Charlie stopped walking and looked at Street, stunned. “Really? A hooker? Everything I’ve heard made it sound like it was suicide.”

“Nope,” said Street. “They kept it out of the papers, a friend of mine with connections told me. To spare his family, they put the hooker’s dead body in a different room.”

“And what do they think happened?”

“They have no idea,” said Street. “It remains an open case.”

“Amazing. A dead congressman is an open case.”

“In company towns, like this one or Hollywood or Detroit or Nashville, police are often encouraged to let some crimes go unsolved. People in power don’t want them solved.”

“What?”

“Someday, for kicks, go to the homicide division here in DC and see how many dead young women are in the cold-case files. Attractive ones. You’ll be stunned.”

“Right, but Van Waganan and a dead prostitute—that has to be some form of murder-suicide, no?”

“All I know is what my guy told me. They think he didn’t kill her and she didn’t kill him. No cause of death. No evidence of sexual contact. There was no evidence of any relationship at all, actually—no phone records, no witnesses. Nothing tying the two together.”

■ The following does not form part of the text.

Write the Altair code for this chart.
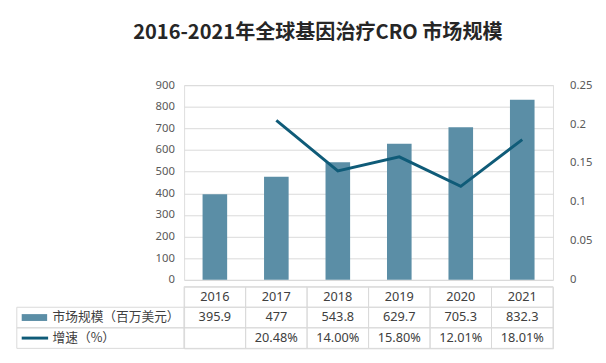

“Other than their corpses being found in the same room,” Charlie said.

“Right.” Street laughed. “Except that.”

“It’s hard to believe the local police wouldn’t care about such a case,” Charlie said.

“They care,” said Street. “But when there’s a VIP involved, the FBI bursts in and claims jurisdiction and that’s it. We don’t hear about it after that. Hoover’s own private police force.”

They continued into the Capitol Building and walked up the stairs to the House Chamber. By now Charlie knew better than to ask Street if he was offended at not having been invited to the party that evening. With the exception of the veterans’ poker night, Street shunned most social functions, presumably to avoid the blatant racism so prevalent in Washington. Which wasn’t to say he was a shrinking violet; Street ate daily at the purportedly whites-only House Dining Room, and he didn’t give an inch when bigotry reared its head in his presence, routinely challenging the offhand remarks and “funny stories” that exposed his colleagues’ often unwitting, careless prejudices. Did Street care that he wasn’t invited to the bacchanal tonight? He’d already made it clear to Charlie that he far preferred to spend his evenings with his wife and twin baby boys than with most members of Congress. “Honestly, Charlie, most of them are just imbeciles,” he said once.